In this paper, we present EyeDAS , a committee of models that validates objects detected by the on-board object detector. EyeDAS aims to secure a single channel object detector that obtains data from a video camera and provides a solution to the stereoblindness syndrome, i.e., distinguishes between 2 and 3D objects, while taking the constraints of autonomous driving (both safety and real-time constraints) into account. EyeDAS can be deployed on existing advanced driver-assistance systems (ADASs) without the need for additional sensors. EyeDAS is based on few-shot learning and consists of four lightweight unsupervised models, each of which utilizes a unique feature extraction method and outputs a 3D confidence score.
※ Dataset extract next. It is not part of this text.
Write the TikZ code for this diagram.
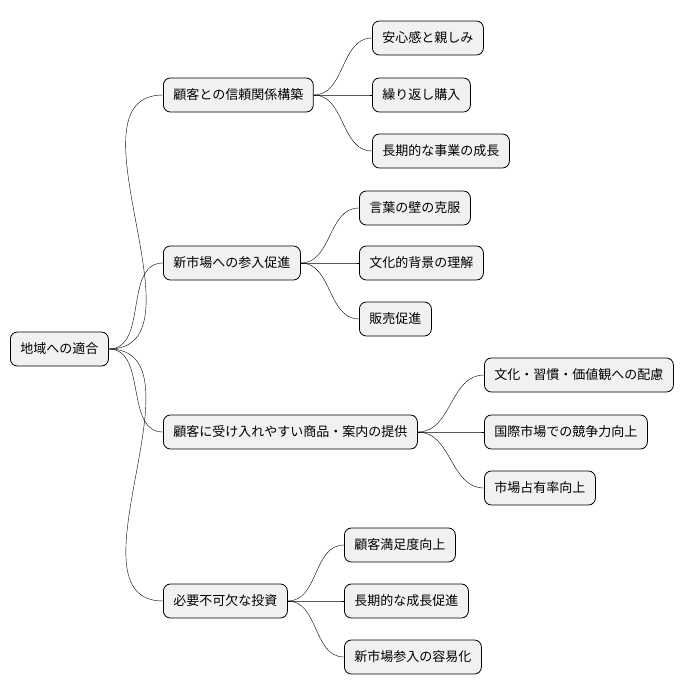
\documentclass[tikz,border=0pt]{standalone}
\usepackage{fontspec}
\setmainfont{Noto Sans CJK JP}
\usepackage{tikz}
\definecolor{boxfill}{HTML}{F1F1F1}
\begin{document}
\begin{tikzpicture}[x=1pt,y=-1pt]
	\tikzstyle{every node}=[font=\fontsize{13}{15}\selectfont]
	\tikzstyle{topic}=[draw=black, thick, fill=boxfill, rounded corners=7pt, minimum height=34pt, inner xsep=10pt, anchor=west]
	\tikzstyle{link}=[black, thin]
	\useasboundingbox (0,0) rectangle (698,696);
	
	\node [topic] (root) at (10,349) {地域への適合};
	
	\node [topic] (trust) at (163,95) {顧客との信頼関係構築};
	\node [topic] (market) at (163,263) {新市場への参入促進};
	\node [topic] (goods) at (163,432) {顧客に受け入れやすい商品・案内の提供};
	\node [topic] (invest) at (163,601) {必要不可欠な投資};
	
	\node [topic] (t1) at (372,38) {安心感と親しみ};
	\node [topic] (t2) at (372,95) {繰り返し購入};
	\node [topic] (t3) at (372,151) {長期的な事業の成長};
	
	\node [topic] (m1) at (359,208) {言葉の壁の克服};
	\node [topic] (m2) at (359,263) {文化的背景の理解};
	\node [topic] (m3) at (359,319) {販売促進};
	
	\node [topic] (g1) at (484,375) {文化・習慣・価値観への配慮};
	\node [topic] (g2) at (484,432) {国際市場での競争力向上};
	\node [topic] (g3) at (484,488) {市場占有率向上};
	
	\node [topic] (i1) at (344,545) {顧客満足度向上};
	\node [topic] (i2) at (344,601) {長期的な成長促進};
	\node [topic] (i3) at (344,657) {新市場参入の容易化};
	
	\foreach \c in {trust,market,goods,invest}
		\draw [link] (root.east) to[out=0,in=180] (\c.west);
	\foreach \c in {t1,t2,t3}
		\draw [link] (trust.east) to[out=0,in=180] (\c.west);
	\foreach \c in {m1,m2,m3}
		\draw [link] (market.east) to[out=0,in=180] (\c.west);
	\foreach \c in {g1,g2,g3}
		\draw [link] (goods.east) to[out=0,in=180] (\c.west);
	\foreach \c in {i1,i2,i3}
		\draw [link] (invest.east) to[out=0,in=180] (\c.west);
\end{tikzpicture}
\end{document}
Finally, a meta-classifier uses the output of the four models to determine whether the given object is a 2 or 3D object. We evaluate EyeDAS using a dataset collected from seven YouTube video recordings of street views taken by a dash cam from the driver's seat perspective; the 2D objects in the dataset were extracted from various billboards that appear in the videos. When applying EyeDAS to seven state-of-the-art ODs as a countermeasure, EyeDAS was able to reduce the 2D misclassification rate from 71.42-100% to 2.4% with a 3D misclassification rate of 0% (TPR of 1.0). We also show that EyeDAS outperforms the baseline method and achieves an AUC of over 0.999. In this research we make the following contributions: (1) we present a practical method for securing object detectors against the stereoblindness syndrome that meets the constraints of autonomous driving (safety and real-time constraints), and (2) we show that the method can be applied using few-shot learning, can be used to detect whether an inanimate object is a 2D or 3D object (i.e., distinguishes between a real car from an advertisement containing an image of a car), and can generalize to different types of objects and between cities. The remainder of this paper is structured as follows: In Section 2, we review related work. In Section 3, we present EyeDAS , explain its architecture, design considerations, and each expert in the committee of models. In Section 4, we evaluate EyeDAS 's performance under the constraints of autonomous driving, based on various YouTube video recordings taken by a dash cam from several places around the world. In Section 5 we discuss the limitations of EyeDAS , and in Section 6, we present a summary.



Figure 1: Two well-known incidents that demonstrate how Teslas misdetect 2D objects as real objects.